AIM: Shown below is a listing with pictures; reproduce exactly, and only, the lines between the ones containing "Recreate this image" and "(0,0) rectangle (1239,1752);", inclusive, leaving the pictures out.

DATASET CONTENT:
════════
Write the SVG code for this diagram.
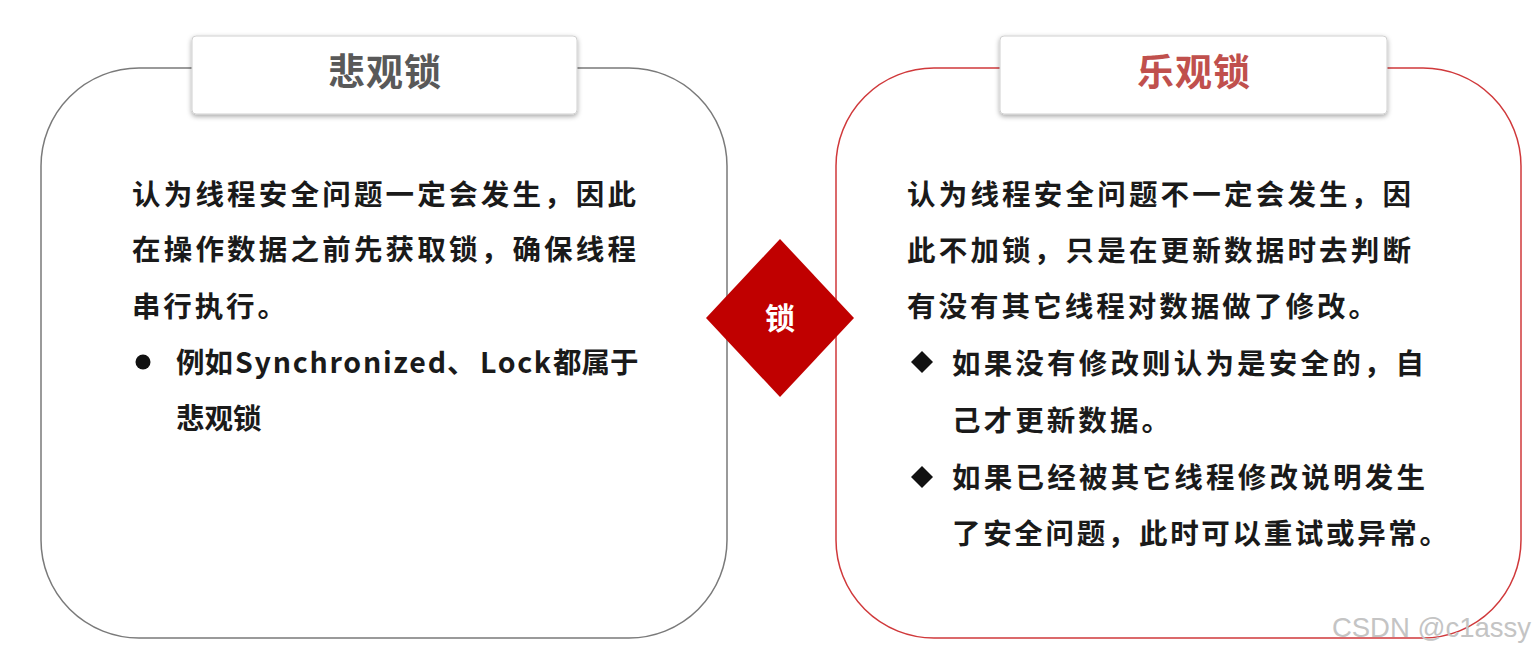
════════
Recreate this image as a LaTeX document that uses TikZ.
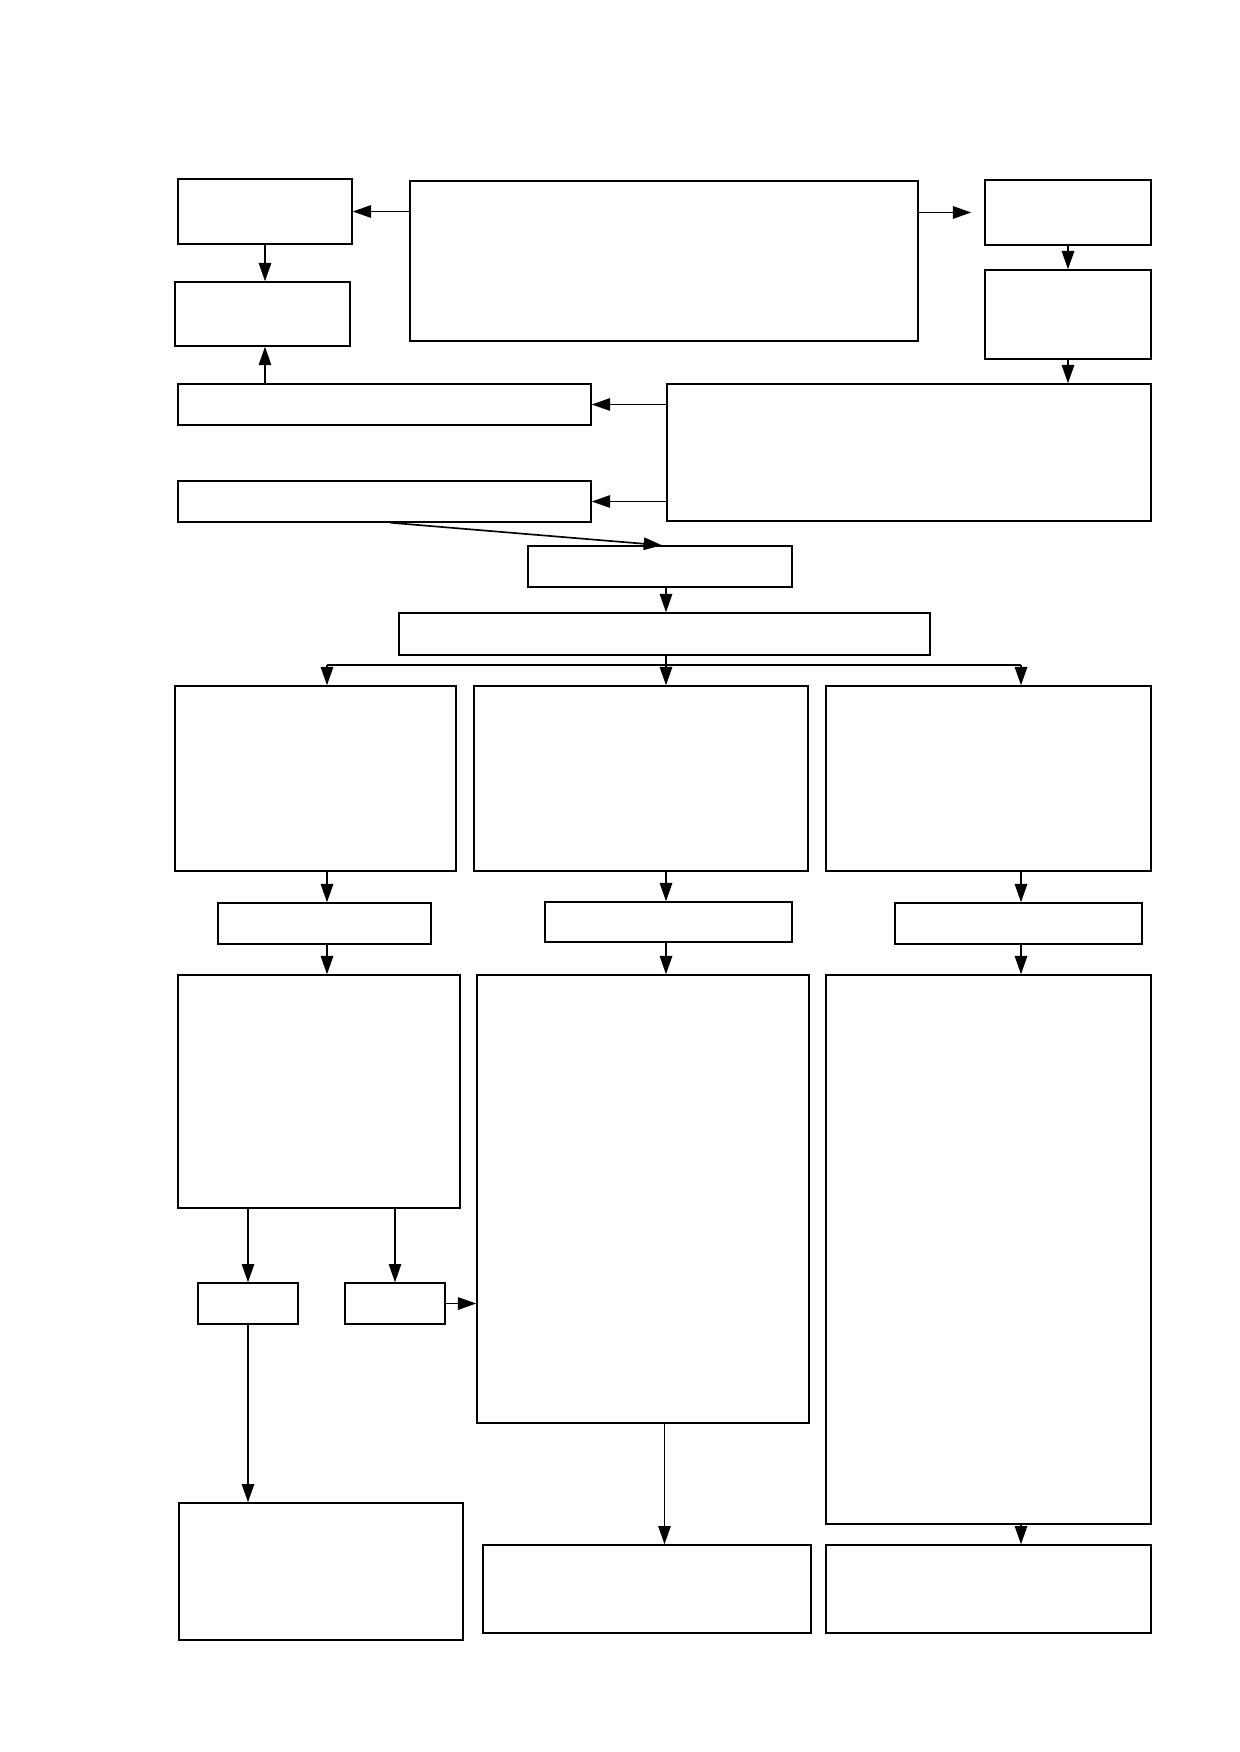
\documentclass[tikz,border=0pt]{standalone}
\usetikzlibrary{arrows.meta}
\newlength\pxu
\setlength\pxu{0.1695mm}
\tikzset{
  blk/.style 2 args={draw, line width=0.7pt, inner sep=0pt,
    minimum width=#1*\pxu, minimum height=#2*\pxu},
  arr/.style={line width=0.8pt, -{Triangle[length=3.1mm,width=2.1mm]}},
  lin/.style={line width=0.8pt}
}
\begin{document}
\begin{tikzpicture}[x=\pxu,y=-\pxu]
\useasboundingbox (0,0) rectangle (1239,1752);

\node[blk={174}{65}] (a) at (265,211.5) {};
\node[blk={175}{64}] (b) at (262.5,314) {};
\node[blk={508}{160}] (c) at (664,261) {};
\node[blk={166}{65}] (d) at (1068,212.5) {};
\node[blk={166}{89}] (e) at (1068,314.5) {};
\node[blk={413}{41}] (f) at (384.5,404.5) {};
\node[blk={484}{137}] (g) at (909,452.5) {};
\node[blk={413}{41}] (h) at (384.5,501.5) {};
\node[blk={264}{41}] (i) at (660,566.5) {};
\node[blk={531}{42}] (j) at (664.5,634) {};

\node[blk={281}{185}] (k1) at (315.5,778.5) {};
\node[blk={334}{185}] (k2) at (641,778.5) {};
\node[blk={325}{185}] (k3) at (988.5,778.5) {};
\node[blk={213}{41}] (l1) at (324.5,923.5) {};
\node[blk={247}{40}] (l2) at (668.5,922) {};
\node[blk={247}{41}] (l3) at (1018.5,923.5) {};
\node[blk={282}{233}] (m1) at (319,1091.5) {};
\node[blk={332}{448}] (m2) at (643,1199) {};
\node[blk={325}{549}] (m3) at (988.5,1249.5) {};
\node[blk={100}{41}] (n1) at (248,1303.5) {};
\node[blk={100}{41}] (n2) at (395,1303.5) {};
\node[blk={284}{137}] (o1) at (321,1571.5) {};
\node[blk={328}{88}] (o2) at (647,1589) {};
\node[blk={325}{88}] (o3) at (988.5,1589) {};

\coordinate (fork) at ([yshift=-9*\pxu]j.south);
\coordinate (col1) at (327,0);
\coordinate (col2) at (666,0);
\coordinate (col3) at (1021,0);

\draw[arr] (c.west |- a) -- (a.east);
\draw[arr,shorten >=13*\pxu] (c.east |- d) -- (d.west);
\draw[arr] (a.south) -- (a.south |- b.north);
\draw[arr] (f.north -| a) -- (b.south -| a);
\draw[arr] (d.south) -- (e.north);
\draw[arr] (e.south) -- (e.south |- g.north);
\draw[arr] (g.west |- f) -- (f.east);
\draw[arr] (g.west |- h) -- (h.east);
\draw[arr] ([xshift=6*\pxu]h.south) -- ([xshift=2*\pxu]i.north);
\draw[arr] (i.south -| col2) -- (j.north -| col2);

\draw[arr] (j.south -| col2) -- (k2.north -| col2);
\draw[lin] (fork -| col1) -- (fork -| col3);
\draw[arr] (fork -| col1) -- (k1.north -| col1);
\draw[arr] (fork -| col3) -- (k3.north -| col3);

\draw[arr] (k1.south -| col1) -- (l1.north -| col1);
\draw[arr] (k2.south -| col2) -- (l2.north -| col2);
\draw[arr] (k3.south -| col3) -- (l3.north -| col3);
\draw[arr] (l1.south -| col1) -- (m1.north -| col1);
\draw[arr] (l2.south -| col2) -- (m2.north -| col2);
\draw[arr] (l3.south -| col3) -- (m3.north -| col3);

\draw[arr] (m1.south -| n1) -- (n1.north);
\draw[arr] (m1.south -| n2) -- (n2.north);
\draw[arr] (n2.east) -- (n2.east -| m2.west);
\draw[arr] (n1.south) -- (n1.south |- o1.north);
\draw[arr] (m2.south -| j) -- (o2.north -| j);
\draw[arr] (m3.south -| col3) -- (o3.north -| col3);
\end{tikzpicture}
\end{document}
════════
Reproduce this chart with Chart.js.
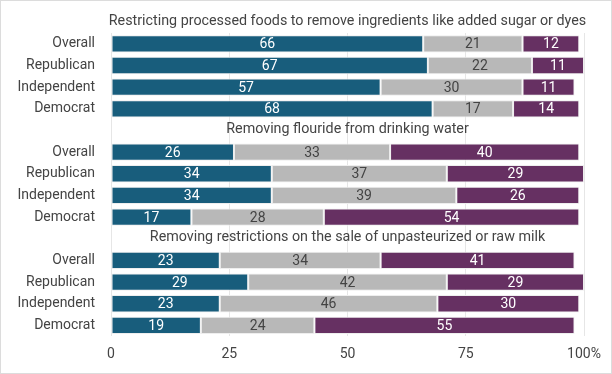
════════
WRITTEN ANSWER:
Recreate this image as a LaTeX document that uses TikZ.
\documentclass[tikz,border=0pt]{standalone}
\usetikzlibrary{arrows.meta}
\newlength\pxu
\setlength\pxu{0.1695mm}
\tikzset{
  blk/.style 2 args={draw, line width=0.7pt, inner sep=0pt,
    minimum width=#1*\pxu, minimum height=#2*\pxu},
  arr/.style={line width=0.8pt, -{Triangle[length=3.1mm,width=2.1mm]}},
  lin/.style={line width=0.8pt}
}
\begin{document}
\begin{tikzpicture}[x=\pxu,y=-\pxu]
\useasboundingbox (0,0) rectangle (1239,1752);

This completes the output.